━━━ SUPPLIED MATERIAL

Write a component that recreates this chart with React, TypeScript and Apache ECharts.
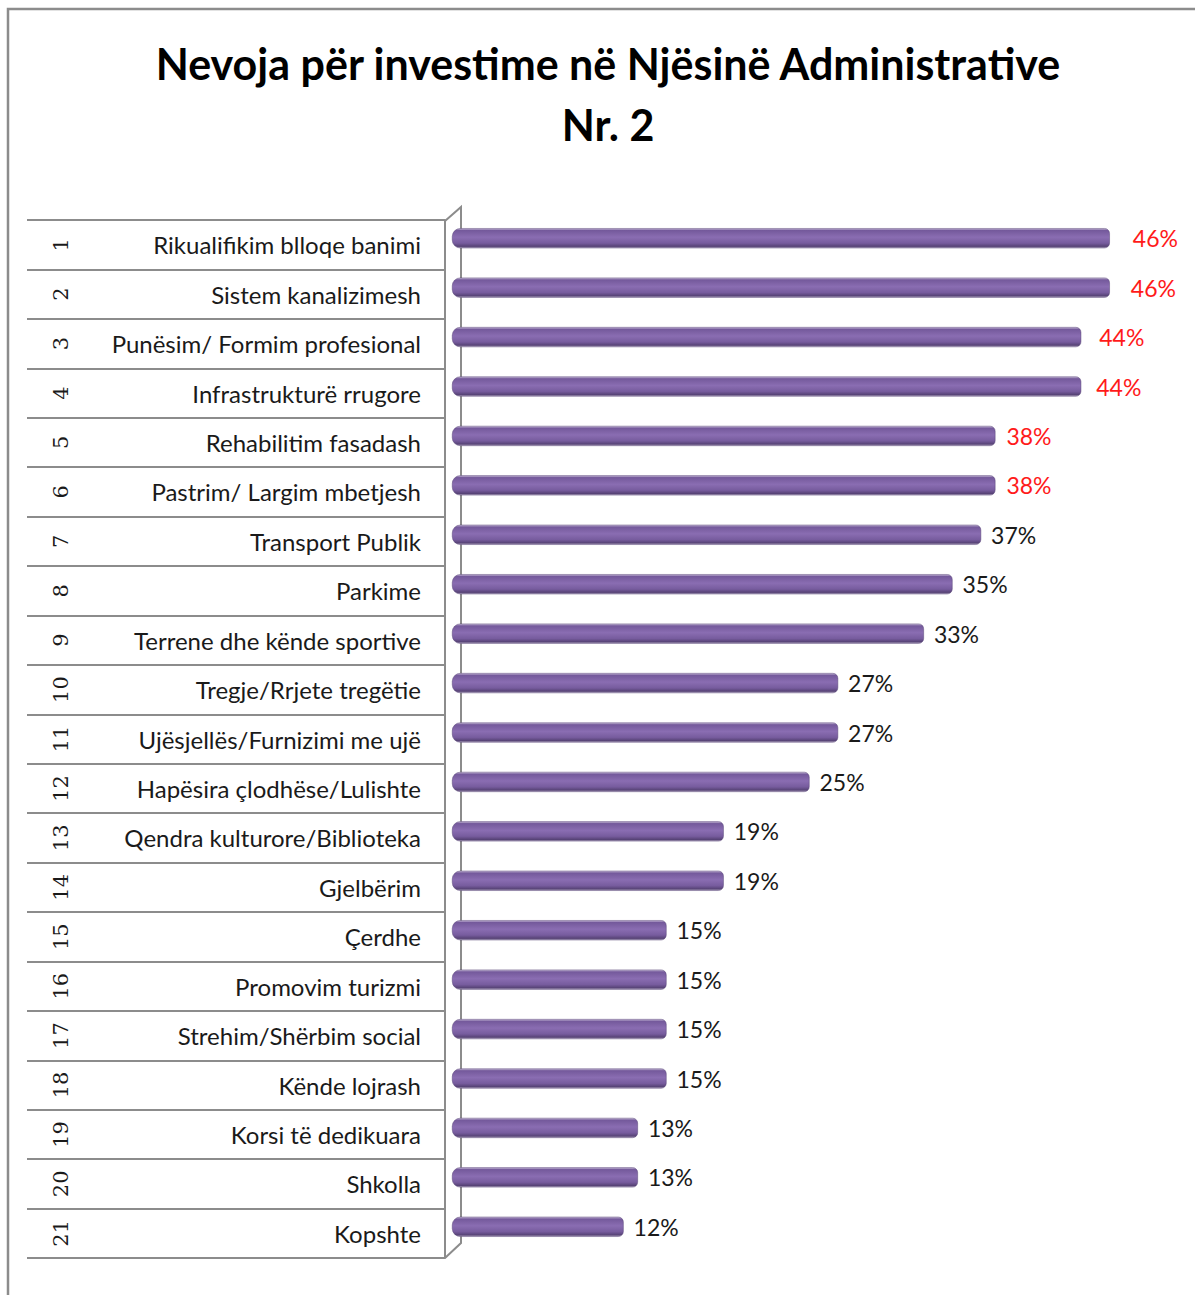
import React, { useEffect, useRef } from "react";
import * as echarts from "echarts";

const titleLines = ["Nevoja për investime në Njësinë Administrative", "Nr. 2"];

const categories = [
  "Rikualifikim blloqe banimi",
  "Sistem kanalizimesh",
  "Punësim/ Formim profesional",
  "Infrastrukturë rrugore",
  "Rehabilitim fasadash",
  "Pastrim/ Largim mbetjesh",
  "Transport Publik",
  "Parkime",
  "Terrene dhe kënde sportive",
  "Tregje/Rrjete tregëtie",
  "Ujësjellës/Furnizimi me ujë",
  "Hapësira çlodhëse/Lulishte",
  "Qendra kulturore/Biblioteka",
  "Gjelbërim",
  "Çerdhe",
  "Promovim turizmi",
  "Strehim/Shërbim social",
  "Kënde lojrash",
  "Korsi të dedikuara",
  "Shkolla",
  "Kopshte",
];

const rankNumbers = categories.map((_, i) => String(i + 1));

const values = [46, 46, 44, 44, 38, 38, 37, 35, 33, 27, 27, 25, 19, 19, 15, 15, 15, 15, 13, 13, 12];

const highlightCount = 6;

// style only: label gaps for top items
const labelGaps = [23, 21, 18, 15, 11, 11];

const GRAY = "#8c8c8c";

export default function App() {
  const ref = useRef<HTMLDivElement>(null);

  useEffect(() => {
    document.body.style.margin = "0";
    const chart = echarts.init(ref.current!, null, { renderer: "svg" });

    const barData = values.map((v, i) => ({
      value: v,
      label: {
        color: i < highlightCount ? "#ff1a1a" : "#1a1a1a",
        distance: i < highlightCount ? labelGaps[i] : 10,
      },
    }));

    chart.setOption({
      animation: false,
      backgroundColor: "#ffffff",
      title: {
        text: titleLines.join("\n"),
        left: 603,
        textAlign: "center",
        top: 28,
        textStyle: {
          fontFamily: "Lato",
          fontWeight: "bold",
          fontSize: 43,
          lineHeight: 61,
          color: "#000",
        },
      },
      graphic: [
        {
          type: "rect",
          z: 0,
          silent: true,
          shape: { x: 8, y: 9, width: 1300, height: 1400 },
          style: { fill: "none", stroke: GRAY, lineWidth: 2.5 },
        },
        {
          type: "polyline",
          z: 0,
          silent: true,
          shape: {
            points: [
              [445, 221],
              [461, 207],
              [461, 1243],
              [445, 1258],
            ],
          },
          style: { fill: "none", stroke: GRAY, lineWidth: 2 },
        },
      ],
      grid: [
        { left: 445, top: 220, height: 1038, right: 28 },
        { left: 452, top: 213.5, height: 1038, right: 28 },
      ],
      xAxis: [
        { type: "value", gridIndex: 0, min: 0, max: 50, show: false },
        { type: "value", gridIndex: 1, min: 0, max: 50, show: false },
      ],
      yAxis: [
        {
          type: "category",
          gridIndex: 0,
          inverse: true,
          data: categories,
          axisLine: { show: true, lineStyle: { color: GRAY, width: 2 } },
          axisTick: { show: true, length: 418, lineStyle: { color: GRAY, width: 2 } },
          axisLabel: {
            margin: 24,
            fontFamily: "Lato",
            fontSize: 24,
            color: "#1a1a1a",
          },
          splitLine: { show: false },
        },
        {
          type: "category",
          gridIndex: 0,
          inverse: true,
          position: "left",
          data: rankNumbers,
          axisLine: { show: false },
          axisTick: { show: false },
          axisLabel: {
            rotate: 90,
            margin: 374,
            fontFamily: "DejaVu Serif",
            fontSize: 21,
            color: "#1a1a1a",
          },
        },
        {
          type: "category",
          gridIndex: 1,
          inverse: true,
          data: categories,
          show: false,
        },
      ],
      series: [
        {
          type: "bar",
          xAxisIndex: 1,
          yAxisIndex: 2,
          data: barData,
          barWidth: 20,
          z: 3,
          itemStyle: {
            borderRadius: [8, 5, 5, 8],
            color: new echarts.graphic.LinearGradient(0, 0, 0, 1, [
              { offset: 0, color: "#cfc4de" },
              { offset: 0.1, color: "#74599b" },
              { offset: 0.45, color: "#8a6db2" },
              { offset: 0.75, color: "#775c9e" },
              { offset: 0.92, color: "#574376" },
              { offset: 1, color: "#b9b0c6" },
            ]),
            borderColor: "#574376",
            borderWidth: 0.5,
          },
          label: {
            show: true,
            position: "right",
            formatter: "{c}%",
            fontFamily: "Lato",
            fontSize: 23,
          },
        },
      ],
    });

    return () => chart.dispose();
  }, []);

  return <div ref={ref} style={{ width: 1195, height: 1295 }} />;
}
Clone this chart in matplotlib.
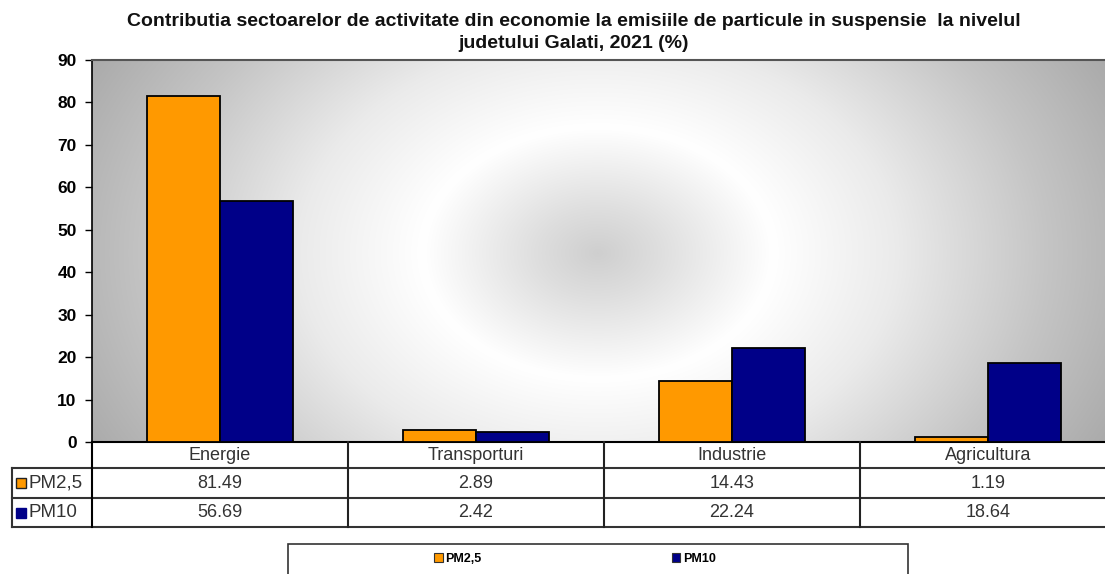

━━━━━━

= TASK PROMPT =
Restate exactly, please, only the lines between the start of the data and the line containing "për investime në", both ends included, skipping the pictures.

= RIGHT ANSWER =
Write a component that recreates this chart with React, TypeScript and Apache ECharts.
import React, { useEffect, useRef } from "react";
import * as echarts from "echarts";

const titleLines = ["Nevoja për investime në Njësinë Administrative", "Nr. 2"];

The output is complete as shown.